9. A packer (10) operatively positionable in a subterranean wellbore, the packer (10)
comprising: a tubular mandrel (40) having an exterior side surface (42) and an axially
extending slot (110)formed on said exterior surface (42); a tubular wedge member (84)
coaxially disposed on said mandrel exterior surface (42), said wedge member (84) having
a radially sloping end surface (106) formed externally thereon; a tubular slip member
(80) coaxially disposed on said mandrel exterior surface (42), said slip member (80)
having an end, said slip member end being adjacent said wedge member sloping end surface
(106), and said slip member (80) further having a series of circumferentially spaced
apart and axially extending slots (88) formed thereon; and an elongated retainer member
(108), said retainer member (108) being installed laterally through said wedge member
(84) and secured therein, said retainer member (108) extending laterally into said
mandrel slot (110) and being in axially sliding engagement therein, said retainer
member (108) extending laterally into one of said slip member slots (88) and being
in axially sliding engagement therewith, said retainer member (108) securing said
wedge member (84) against rotation relative to said mandrel (40), and said retainer
member (108) securing said slip member (80) against rotation relative to said wedge
member (84).
10. A packer (10) operatively positionable in a subterranean wellbore, the packer (10)
comprising: a tubular mandrel (40) having an exterior side surface (42), first and
second axially spaced apart and axially extending recesses (110,122) formed on said
mandrel exterior surface (42), and an end; a tubular top sub (28) coaxially attached
to said mandrel end and extending axially outwardly therefrom; a tubular upper housing
(32) coaxially and radially outwardly overlying said top sub (28); a first retainer
member (36) inserted laterally through said upper housing (32) and into said top sub
(28), said first retainer member (36) releasably securing said upper housing (32)
against rotational displacement relative to said top sub (28); a tubular casing slip
(80) coaxially and slidingly disposed on said mandrel exterior surface (42), said
casing slip (80) having a circumferentially spaced apart series of axial slots (88)
formed thereon, an internal side surface radially spaced apart from said mandrel exterior
surface, and first and second end portions axially straddling said internal surface;
a ring (90) secured to said mandrel exterior surface radially intermediate said casing
slip internal surface and said mandrel exterior surface, said ring (90) being disposed
axially intermediate said first and second end portions, and said ring (90) having
a series of axially extending and circumferentially spaced apart projections (94)
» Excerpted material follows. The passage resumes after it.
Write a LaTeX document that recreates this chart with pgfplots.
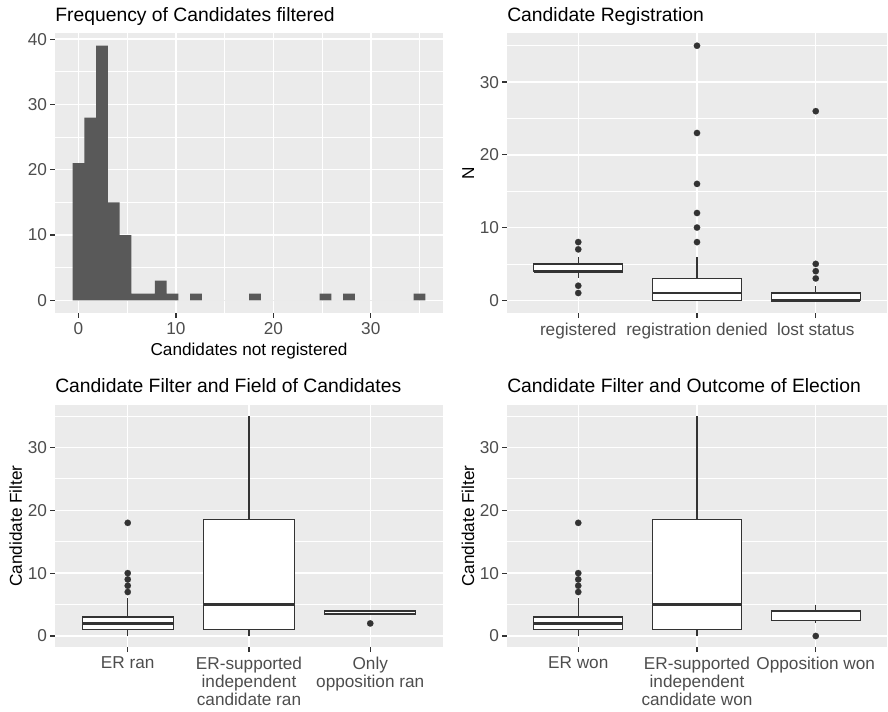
\documentclass[border=0pt]{standalone}
\usepackage{fontspec}
\setmainfont{Liberation Sans}
\usepackage{pgfplots}
\pgfplotsset{compat=1.18}
\usepgfplotslibrary{statistics}
\definecolor{bg}{HTML}{EBEBEB}
\definecolor{histfill}{HTML}{595959}
\definecolor{dk}{HTML}{333333}
\definecolor{tk}{HTML}{4D4D4D}
\newcommand\tickfont{\fontsize{12.9}{13.75}\selectfont}
\newcommand\titlefont{\fontsize{14.5}{17}\selectfont}
\pgfplotsset{
 ggbase/.style={
  scale only axis,
  anchor=south west,
  axis background/.style={fill=bg},
  axis line style={draw=none},
  grid=both,
  major grid style={white, line width=1.1pt},
  minor grid style={white, line width=0.55pt},
  tick align=outside,
  tick pos=left,
  major tick length=3.75pt,
  minor tick length=0pt,
  every tick/.style={dk, line width=0.9pt},
  tick label style={font=\tickfont, text=tk},
  yticklabel style={xshift=1.2pt},
  /pgf/number format/assume math mode=true,
  label style={font=\tickfont, text=black},
  every axis y label/.style={at={(axis description cs:0,0.5)}, anchor=base, xshift=-24.75pt, rotate=90, font=\tickfont, text=black},
  xticklabel style={align=center},
  boxplot/draw direction=y,
 },
 toptitle/.style={every axis title/.style={at={(axis description cs:0,1)}, anchor=base west, inner sep=0pt, yshift=8.5pt, font=\titlefont, text=black}},
 bottitle/.style={every axis title/.style={at={(axis description cs:0,1)}, anchor=base west, inner sep=0pt, yshift=9.2pt, font=\titlefont, text=black}},
 ggboxaxis/.style={
  xmin=0.4, xmax=3.6, ymin=-1.75, ymax=36.75,
  xtick={1,2,3}, ytick={0,10,20,30}, minor ytick={5,15,25,35},
 },
 boxst/.style={draw=dk, fill=white, line width=1pt, solid, mark=*, mark size=2.4pt,
  mark options={fill=dk, draw=dk, line width=0.1pt}},
}
\begin{document}
\begin{tikzpicture}
\useasboundingbox (0,0) rectangle (666pt,533.25pt);
% Panel 1: histogram
\begin{axis}[ggbase, toptitle, at={(41.25pt,298.5pt)}, width=291pt, height=210pt,
 xmin=-2.413, xmax=37.413, ymin=-1.95, ymax=40.95,
 xtick={0,10,20,30}, minor xtick={5,15,25,35},
 ytick={0,10,20,30,40}, minor ytick={5,15,25,35},
 title={Frequency of Candidates filtered},
 xlabel={Candidates not registered},
 xlabel style={at={(axis description cs:0.5,0)}, anchor=base, yshift=-31.9pt}]
\addplot[ybar interval, fill=histfill, draw=none] coordinates {
(-0.6034,21) (0.6034,28) (1.8103,39) (3.0172,15) (4.2241,10) (5.4310,1)
(6.6379,1) (7.8448,3) (9.0517,1) (10.2586,0) (11.4655,1) (12.6724,0)
(13.8793,0) (15.0862,0) (16.2931,0) (17.5,1) (18.7069,0) (19.9138,0)
(21.1207,0) (22.3276,0) (23.5345,0) (24.7414,1) (25.9483,0) (27.1552,1)
(28.3621,0) (29.5690,0) (30.7759,0) (31.9828,0) (33.1897,0) (34.3966,1)
(35.6034,0)};
\end{axis}
% Panel 2: Candidate Registration
\begin{axis}[ggbase, toptitle, ggboxaxis, at={(380.25pt,298.5pt)}, width=285pt, height=210pt,
 title={Candidate Registration},
 ylabel={N},
 xticklabels={registered, registration denied, lost status}]
\addplot[boxst, boxplot prepared={draw position=1, box extend=0.75, whisker extend=0,
 lower whisker=3, lower quartile=4, median=4, upper quartile=5, upper whisker=6,
 every median/.style={line width=2pt}}]
 coordinates {(1,1) (1,2) (1,7) (1,8)};
\addplot[boxst, boxplot prepared={draw position=2, box extend=0.75, whisker extend=0,
 lower whisker=0, lower quartile=0, median=1, upper quartile=3, upper whisker=6,
 every median/.style={line width=2pt}}]
 coordinates {(2,8) (2,10) (2,12) (2,16) (2,23) (2,35)};
\addplot[boxst, boxplot prepared={draw position=3, box extend=0.75, whisker extend=0,
 lower whisker=0, lower quartile=0, median=0, upper quartile=1, upper whisker=2,
 every median/.style={line width=2pt}}]
 coordinates {(3,3) (3,4) (3,5) (3,26)};
\end{axis}
% Panel 3: Field of Candidates
\begin{axis}[ggbase, bottitle, ggboxaxis, at={(41.25pt,48pt)}, width=291pt, height=181.5pt,
 title={Candidate Filter and Field of Candidates},
 ylabel={Candidate Filter},
 xticklabels={{ER ran},{ER-supported\\independent\\candidate ran},{Only\\opposition ran}}]
\addplot[boxst, boxplot prepared={draw position=1, box extend=0.75, whisker extend=0,
 lower whisker=0, lower quartile=1, median=2, upper quartile=3, upper whisker=6,
 every median/.style={line width=2pt}}]
 coordinates {(1,7) (1,8) (1,9) (1,10) (1,18)};
\addplot[boxst, boxplot prepared={draw position=2, box extend=0.75, whisker extend=0,
 lower whisker=0, lower quartile=1, median=5, upper quartile=18.5, upper whisker=35,
 every median/.style={line width=2pt}}]
 coordinates {};
\addplot[boxst, boxplot prepared={draw position=3, box extend=0.75, whisker extend=0,
 lower whisker=3.5, lower quartile=3.5, median=4, upper quartile=4, upper whisker=4,
 every median/.style={line width=2pt}}]
 coordinates {(3,2)};
\end{axis}
% Panel 4: Outcome of Election
\begin{axis}[ggbase, bottitle, ggboxaxis, at={(380.25pt,48pt)}, width=285pt, height=181.5pt,
 title={Candidate Filter and Outcome of Election},
 ylabel={Candidate Filter},
 xticklabels={{ER won},{ER-supported\\independent\\candidate won},{Opposition won}}]
\addplot[boxst, boxplot prepared={draw position=1, box extend=0.75, whisker extend=0,
 lower whisker=0, lower quartile=1, median=2, upper quartile=3, upper whisker=6,
 every median/.style={line width=2pt}}]
 coordinates {(1,7) (1,8) (1,9) (1,10) (1,18)};
\addplot[boxst, boxplot prepared={draw position=2, box extend=0.75, whisker extend=0,
 lower whisker=0, lower quartile=1, median=5, upper quartile=18.5, upper whisker=35,
 every median/.style={line width=2pt}}]
 coordinates {};
\addplot[boxst, boxplot prepared={draw position=3, box extend=0.75, whisker extend=0,
 lower whisker=2, lower quartile=2.5, median=4, upper quartile=4, upper whisker=5,
 every median/.style={line width=2pt}}]
 coordinates {(3,0)};
\end{axis}
\end{tikzpicture}
\end{document}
formed thereon, each of said projections (94) being disposed in a corresponding one
of said casing slip slots (88) and thereby securing said casing slip (80) against
rotational displacement relative to said mandrel (40); first and second tubular wedge
members 84,86) coaxially disposed on said mandrel exterior surface (42) axially straddling
said casing slip (80), said second wedge member (86) having an opening (116) formed
laterally therethrough; a second retainer member (108) installed laterally through
said first wedge member (84), said second retainer member (108) extending laterally
into said first recess (110), said second retainer member (108) extending laterally
into one of said casing slip slots (88), and said second retainer member (108) securing
said first wedge member (84) against rotational displacement relative to said mandrel
(42) and said casing slip (80); and a third retainer member (120) installed laterally
through said second wedge member opening (116) and into said second recess (122),
said third retainer member (120) securing said second wedge member (86) against rotational
displacement relative to said mandrel (42), whereby, when said top sub (28) is rotated,
said mandrel (40), said upper housing (32), said first and second wedge members (84,86),
said ring (90), and said casing slip (80) rotate with said top sub (28).